Comprehensive Analysis of Titanium Alloy Machining with 2–7% Carbon Nanotube-Infused Cubic Boron Nitride Grinding Wheel Utilizing Full-Factorial Design

This research explores the experimental analysis of titanium alloy using an innovative approach involving a 2–7% carbon nanotube (CNT)-infused cubic boron nitride (CBN) grinding wheel. Employing a full-factorial design, the study systematically investigates the interactions among varied wheel speed, workpiece feed rate, and depth of cut, revealing compelling insights. The integration of CNTs in the CBN grinding wheel enhances the machining performance of titanium alloy, known for its high strength and challenging machinability.
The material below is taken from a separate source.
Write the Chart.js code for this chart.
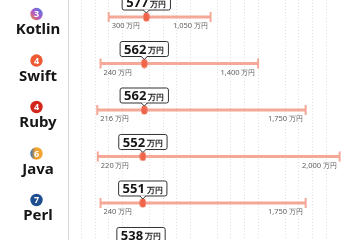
<!DOCTYPE html>
<html>
<head>
<meta charset="utf-8">
<script src="https://cdn.jsdelivr.net/npm/chart.js@4"></script>
<style>
  html, body { margin: 0; padding: 0; background: #fff; }
  canvas { display: block; }
</style>
</head>
<body>
<canvas id="pay-chart" width="360" height="240"></canvas>
<script>
// languages, ranking and annual pay (万円)
const languages = ["Kotlin", "Swift", "Ruby", "Java", "Perl", "Go"];
const ranks = [3, 4, 4, 6, 7, 8];
const medianPay = [577, 562, 562, 552, 551, 538];
const minPay = [300, 240, 216, 220, 240, 200];
const maxPay = [1050, 1400, 1750, 2000, 1750, 1500];
const rankColors = ["kotlin", "#ee5a33", "#d3261c", "java", "#1d4f8f", "#1d4f8f"];

const rangeColor = "#f5a898";
const dotColor = "#f0654a";

// rounded pill used as the median marker
const dot = document.createElement("canvas");
dot.width = 7; dot.height = 10;
(function () {
  const c = dot.getContext("2d");
  c.fillStyle = dotColor;
  c.beginPath();
  c.roundRect(0.5, 0.5, 6, 9, 3);
  c.fill();
})();

const fmt = v => v.toLocaleString("en-US");

const labelPlugin = {
  id: "labels",
  afterDraw(chart) {
    const ctx = chart.ctx;
    const xs = chart.scales.x, ys = chart.scales.y;
    ctx.save();
    // left separator at zero
    const zx = Math.round(xs.getPixelForValue(0)) + 0.5;
    ctx.strokeStyle = "#d8d8d8";
    ctx.lineWidth = 1;
    ctx.beginPath();
    ctx.moveTo(zx, 0);
    ctx.lineTo(zx, chart.height);
    ctx.stroke();

    languages.forEach((name, i) => {
      const py = ys.getPixelForValue(i);
      // rank badge
      const cx = 36.5, cy = py - 3, r = 6.2;
      let fill = rankColors[i];
      if (fill === "kotlin") {
        fill = ctx.createLinearGradient(cx - r, cy + r, cx + r, cy - r);
        fill.addColorStop(0, "#f58a2b");
        fill.addColorStop(0.45, "#b257c9");
        fill.addColorStop(1, "#3f7fe3");
      } else if (fill === "java") {
        fill = ctx.createLinearGradient(cx - r, cy, cx + r, cy);
        fill.addColorStop(0, "#2f6fb6");
        fill.addColorStop(0.4, "#f0a030");
        fill.addColorStop(1, "#f2a832");
      }
      ctx.fillStyle = fill;
      ctx.beginPath();
      ctx.arc(cx, cy, r, 0, Math.PI * 2);
      ctx.fill();
      ctx.fillStyle = "#fff";
      ctx.font = "bold 9px 'Noto Sans'";
      ctx.textAlign = "center";
      ctx.textBaseline = "middle";
      ctx.fillText(String(ranks[i]), cx, cy + 0.5);
      // language name
      ctx.fillStyle = "#161616";
      ctx.font = "bold 15px 'Noto Sans'";
      ctx.fillText(name, 38, py + 13);

      // min / max labels
      const x0 = xs.getPixelForValue(minPay[i]);
      const x1 = xs.getPixelForValue(maxPay[i]);
      ctx.fillStyle = "#5e5e5e";
      ctx.textBaseline = "middle";
      const smallLabel = (v, x, alignRight) => {
        ctx.font = "7.5px 'Noto Sans'";
        const a = fmt(v);
        const wa = ctx.measureText(a).width;
        ctx.font = "6.5px 'Noto Sans'";
        const wb = ctx.measureText("万円").width;
        const start = alignRight ? x - (wa + 1.5 + wb) : x;
        ctx.textAlign = "left";
        ctx.font = "7.5px 'Noto Sans'";
        ctx.fillText(a, start, py + 9);
        ctx.font = "6.5px 'Noto Sans'";
        ctx.fillText("万円", start + wa + 1.5, py + 9.3);
      };
      smallLabel(minPay[i], x0 + 3, false);
      smallLabel(maxPay[i], x1 - 3, true);

      // callout with median value
      const px = xs.getPixelForValue(medianPay[i]);
      ctx.font = "bold 13px 'Noto Sans'";
      const num = String(medianPay[i]);
      const wn = ctx.measureText(num).width;
      ctx.font = "bold 8px 'Noto Sans'";
      const wu = ctx.measureText("万円").width;
      const w = wn + 2 + wu + 8, h = 15;
      const bx = px - w / 2, by = py - 7 - h;
      ctx.fillStyle = "#fff";
      ctx.strokeStyle = "#333";
      ctx.lineWidth = 1;
      ctx.beginPath();
      ctx.roundRect(bx, by, w, h, 2);
      ctx.fill();
      ctx.stroke();
      ctx.beginPath();
      ctx.moveTo(px - 3, by + h - 0.5);
      ctx.lineTo(px, by + h + 3);
      ctx.lineTo(px + 3, by + h - 0.5);
      ctx.closePath();
      ctx.fill();
      ctx.beginPath();
      ctx.moveTo(px - 3, by + h);
      ctx.lineTo(px, by + h + 3);
      ctx.lineTo(px + 3, by + h);
      ctx.stroke();
      ctx.fillStyle = "#161616";
      ctx.textAlign = "left";
      ctx.textBaseline = "alphabetic";
      ctx.font = "bold 13px 'Noto Sans'";
      ctx.fillText(num, bx + 4, by + 12.3);
      ctx.font = "bold 8px 'Noto Sans'";
      ctx.fillText("万円", bx + 4 + wn + 2, by + 11.8);
    });
    ctx.restore();
  }
};

const rows = languages.map((_, i) => i);

new Chart(document.getElementById("pay-chart"), {
  type: "bar",
  data: {
    datasets: [
      {
        type: "scatter",
        label: "median",
        data: rows.map(i => ({ x: medianPay[i], y: i })),
        pointStyle: dot,
        radius: 4,
        order: 0
      },
      {
        type: "scatter",
        label: "caps",
        data: rows.flatMap(i => [{ x: minPay[i], y: i }, { x: maxPay[i], y: i }]),
        pointStyle: "line",
        rotation: 90,
        radius: 5,
        borderWidth: 2,
        borderColor: rangeColor,
        order: 1
      },
      {
        label: "range",
        data: rows.map(i => ({ x: [minPay[i], maxPay[i]], y: i })),
        backgroundColor: rangeColor,
        barThickness: 2.5,
        order: 2
      }
    ]
  },
  options: {
    indexAxis: "y",
    responsive: false,
    animation: false,
    devicePixelRatio: 1,
    layout: { padding: 0, autoPadding: false },
    plugins: {
      legend: { display: false },
      tooltip: { enabled: false }
    },
    scales: {
      y: {
        type: "linear",
        reverse: true,
        offset: false,
        min: -0.366,
        max: 4.796,
        display: false
      },
      x: {
        type: "linear",
        offset: false,
        min: -500,
        max: 2150,
        ticks: { display: false, stepSize: 500 },
        grid: {
          drawTicks: false,
          color: c => (c.tick && c.tick.value > 0 && c.tick.value % 500 === 0) ? "#d8d8d8" : "rgba(0,0,0,0)"
        },
        border: { display: false }
      },
      x2: {
        type: "linear",
        position: "bottom",
        offset: false,
        min: -500,
        max: 2150,
        ticks: { display: false, stepSize: 100 },
        grid: {
          drawTicks: false,
          color: c => (c.tick && c.tick.value > 0 && c.tick.value % 500 !== 0) ? "#e0e0e0" : "rgba(0,0,0,0)"
        },
        border: { display: false, dash: [1, 2] }
      }
    }
  },
  plugins: [labelPlugin]
});
</script>
</body>
</html>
The experiment varies CNT infusion levels to assess their impact on material removal rate (MRR) and surface finish. Significantly, MRR is influenced by CNT content, with 5% and above demonstrating optimal performance. The 7% CNT-CBN wheel exhibits a remarkable 61% improvement in MRR over the conventional CBN wheel. Interaction studies highlight the pivotal role of depth of cut, indicating that slower speeds and feeds, combined with increased depth of cut, enhance abrasive grit penetration and produce superior surface finishes. The damping coefficient, reflective of wheel strength and longevity, follows the MRR trend, with the 7% CNT-CBN wheel displaying the highest value. SEM and AFM images confirm improved surface finishes and reduced grinding burns. This study presents a novel strategy for studying the MRR and Ra while grinding titanium alloy with CNT-infused grinding wheels, offering valuable insights for the field.